In a letter to Senate Majority Leader Harry Reid, Republican Leader Mitch McConnell, and copied to all members of the Senate, the American Bankers Association and Independent Community Bankers of America said current member business lending limits "are entirely appropriate given the significant risk and potential losses that would be borne by all credit unions, including the 70% that do no member business lending at all."

The letter sources three credit union executives who have written letters to their senators opposing S. 2231: Dennis Moriarty, manager of the $51 million Unity CU in Michigan, Dale Kerslake, president/CEO of the $256 million Cascade FCU in Washington state and Stuart Perlitsh, president/CEO of the $323 million Glendale Area Schools FCU in California.

The measure awaits a vote by the full Senate.

Moriarty said in his letter that credit unions are already paying off corporate credit union losses, which began with expanded investment authority granted to corporates.

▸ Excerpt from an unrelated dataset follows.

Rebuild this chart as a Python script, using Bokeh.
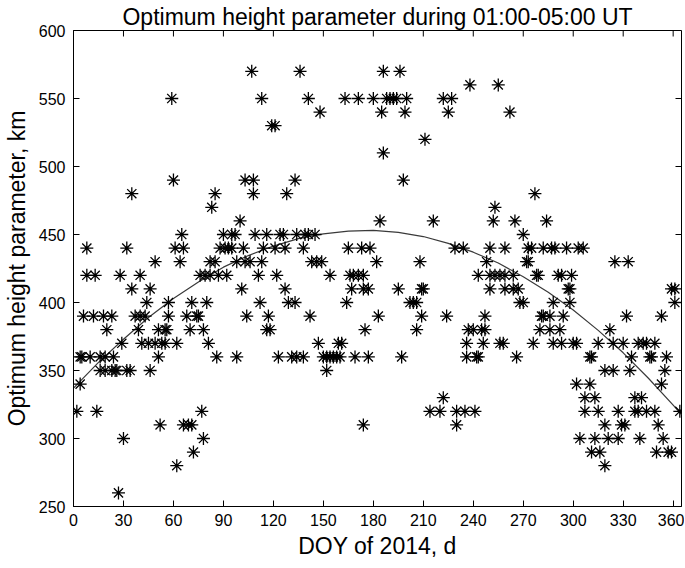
from bokeh.plotting import figure
from bokeh.models import FixedTicker, Range1d
from bokeh.embed import file_html
from bokeh.resources import INLINE

# ---------------- data ----------------
x_ticks = list(range(0, 361, 30))
y_ticks = list(range(250, 601, 50))
x_lim = (0, 365)
y_lim = (250, 600)

# day-of-year values of the points found at each height level (km)
d570 = [107, 136, 186, 196]
d560 = [238, 255]
d550 = [59, 113, 141, 163, 171, 180, 188, 190, 192, 194, 200, 222, 227]
d540 = [148, 185, 199, 225, 262]
d530 = [119, 121]
d520 = [211]
d510 = [186]
d490 = [60, 103, 108, 133, 198]
d480 = [35, 85, 108, 128, 277]
d470 = [83, 253]
d460 = [100, 184, 216, 252, 265, 284]
d450 = [65, 90, 95, 97, 109, 116, 124, 126, 134, 139, 141, 145, 270]
d440 = [8, 32, 61, 66, 88, 91, 93, 95, 102, 114, 121, 127, 138, 165, 173, 178,
        229, 234, 250, 259, 273, 275, 282, 287, 289, 296, 303, 306]
d430 = [49, 64, 82, 85, 98, 103, 106, 113, 143, 146, 149, 182, 208, 248, 272,
        273, 325, 333]
d420 = [8, 13, 28, 40, 76, 79, 82, 87, 92, 111, 122, 154, 166, 168, 171, 174,
        243, 250, 253, 256, 259, 264, 278, 279, 291, 293, 299]
d410 = [35, 46, 101, 127, 167, 174, 177, 195, 209, 210, 250, 259, 264, 267,
        297, 298, 359, 361]
d400 = [44, 57, 71, 80, 112, 129, 133, 164, 202, 204, 206, 268, 270, 288, 298, 361]
d390 = [6, 12, 18, 23, 37, 40, 43, 57, 68, 74, 75, 104, 117, 142, 183, 209, 224,
        247, 281, 282, 286, 294, 332, 353]
d380 = [20, 39, 51, 55, 56, 70, 78, 116, 118, 175, 206, 237, 240, 245, 247, 280,
        286, 292, 322]
d370 = [29, 41, 45, 49, 53, 55, 62, 81, 147, 159, 161, 236, 246, 256, 258, 276,
        288, 293, 300, 302, 315, 324, 330, 339, 342, 344, 349]
d360 = [4, 5, 10, 16, 19, 24, 51, 86, 98, 123, 131, 134, 138, 150, 152, 154, 156,
        158, 160, 169, 177, 197, 236, 242, 243, 266, 310, 311, 335, 346, 347, 356]
d350 = [16, 19, 23, 25, 26, 32, 34, 46, 152, 319, 324, 334, 355]
d340 = [4, 302, 310, 353]
d330 = [222, 307, 313, 337, 341]
d320 = [2, 14, 77, 214, 220, 230, 235, 241, 307, 315, 327, 337, 339, 344, 349, 364]
d310 = [52, 66, 69, 71, 174, 230, 319, 329, 331, 351]
d300 = [30, 78, 304, 313, 321, 327, 340, 354]
d290 = [72, 311, 316, 350, 357, 359]
d280 = [62, 319]
d260 = [27]

levels = [570, 560, 550, 540, 530, 520, 510, 490, 480, 470, 460, 450, 440, 430,
          420, 410, 400, 390, 380, 370, 360, 350, 340, 330, 320, 310, 300, 290,
          280, 260]
level_days = [d570, d560, d550, d540, d530, d520, d510, d490, d480, d470, d460,
              d450, d440, d430, d420, d410, d400, d390, d380, d370, d360, d350,
              d340, d330, d320, d310, d300, d290, d280, d260]

doy = []
height_km = []
for h, days in zip(levels, level_days):
    doy += days
    height_km += [h] * len(days)

# fitted curve
fit_doy = [0, 15, 30, 45, 60, 75, 90, 105, 120, 135, 150, 165, 180, 195, 210,
           225, 240, 255, 270, 285, 300, 315, 330, 345, 360, 365]
fit_height = [337, 356, 373, 389, 403, 415, 426, 434.5, 441.5, 447, 450.5, 452.5,
              453, 451.5, 448.5, 443.5, 437, 429, 419, 407.5, 394.5, 379.5,
              363, 344.5, 324.5, 317.5]

# ---------------- figure ----------------
FONT = "Liberation Sans"
FW, FH = 608, 476          # frame size in px
TICK = 6                   # inward tick length in px

p = figure(frame_width=FW, frame_height=FH,
           x_range=Range1d(*x_lim), y_range=Range1d(*y_lim),
           output_backend="svg", toolbar_location=None,
           title="Optimum height parameter during 01:00-05:00 UT")
p.min_border_left = 64
p.min_border_right = 3
p.min_border_top = 24
p.min_border_bottom = 58
p.background_fill_color = "white"
p.border_fill_color = "white"
p.outline_line_color = "black"
p.outline_line_width = 1
p.xgrid.visible = False
p.ygrid.visible = False

p.title.text_font = FONT
p.title.text_font_size = "23px"
p.title.text_font_style = "normal"
p.title.text_color = "black"
p.title.align = "center"
p.title.standoff = 2

for ax, tk in ((p.xaxis[0], x_ticks), (p.yaxis[0], y_ticks)):
    ax.ticker = FixedTicker(ticks=tk)
    ax.major_tick_in = TICK
    ax.major_tick_out = 0
    ax.minor_tick_in = 0
    ax.minor_tick_out = 0
    ax.axis_line_color = "black"
    ax.major_tick_line_color = "black"
    ax.major_label_text_font = FONT
    ax.major_label_text_font_size = "16px"
    ax.major_label_text_color = "black"
    ax.axis_label_text_font = FONT
    ax.axis_label_text_font_size = "23px"
    ax.axis_label_text_font_style = "normal"
    ax.axis_label_text_color = "black"

p.xaxis[0].axis_label = "DOY of 2014, d"
p.xaxis[0].major_label_standoff = 7
p.xaxis[0].axis_label_standoff = 4
p.yaxis[0].axis_label = "Optimum height parameter, km"
p.yaxis[0].major_label_standoff = 8
p.yaxis[0].axis_label_standoff = 6

# inward ticks on the top and right sides of the box
dy = TICK * (y_lim[1] - y_lim[0]) / FH
dx = TICK * (x_lim[1] - x_lim[0]) / FW
p.segment(x0=x_ticks, y0=[y_lim[1]] * len(x_ticks),
          x1=x_ticks, y1=[y_lim[1] - dy] * len(x_ticks),
          line_color="black", line_width=1)
p.segment(x0=[x_lim[1]] * len(y_ticks), y0=y_ticks,
          x1=[x_lim[1] - dx] * len(y_ticks), y1=y_ticks,
          line_color="black", line_width=1)

p.line(fit_doy, fit_height, line_color="#3a3a3a", line_width=1.2)
p.scatter(doy, height_km, marker="asterisk", size=13,
          line_color="black", line_width=1.3)

open("out.html", "w").write(file_html(p, INLINE))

"Asking for an 'expanded authority' for higher business lending authority brings a further risk to credit unions," Moriarty wrote. "We have already become the participants in the wind down and dissolution of credit unions that thought they 'knew how to make business loans.'"

Kerslake wrote in his letter that both regulators and credit unions are "ill-prepared for asset-based expanded MBL" and also referenced corporate credit union expanded authority.

"Already known future NCUSIF assessments thrust upon the nation's weakened credit unions is something Congress must consider before granting any new authority," he wrote.

The letter also sourced a January 2012 GAO report which determined that failed credit unions had more member business loans as a percentage of assets than the credit union industry overall.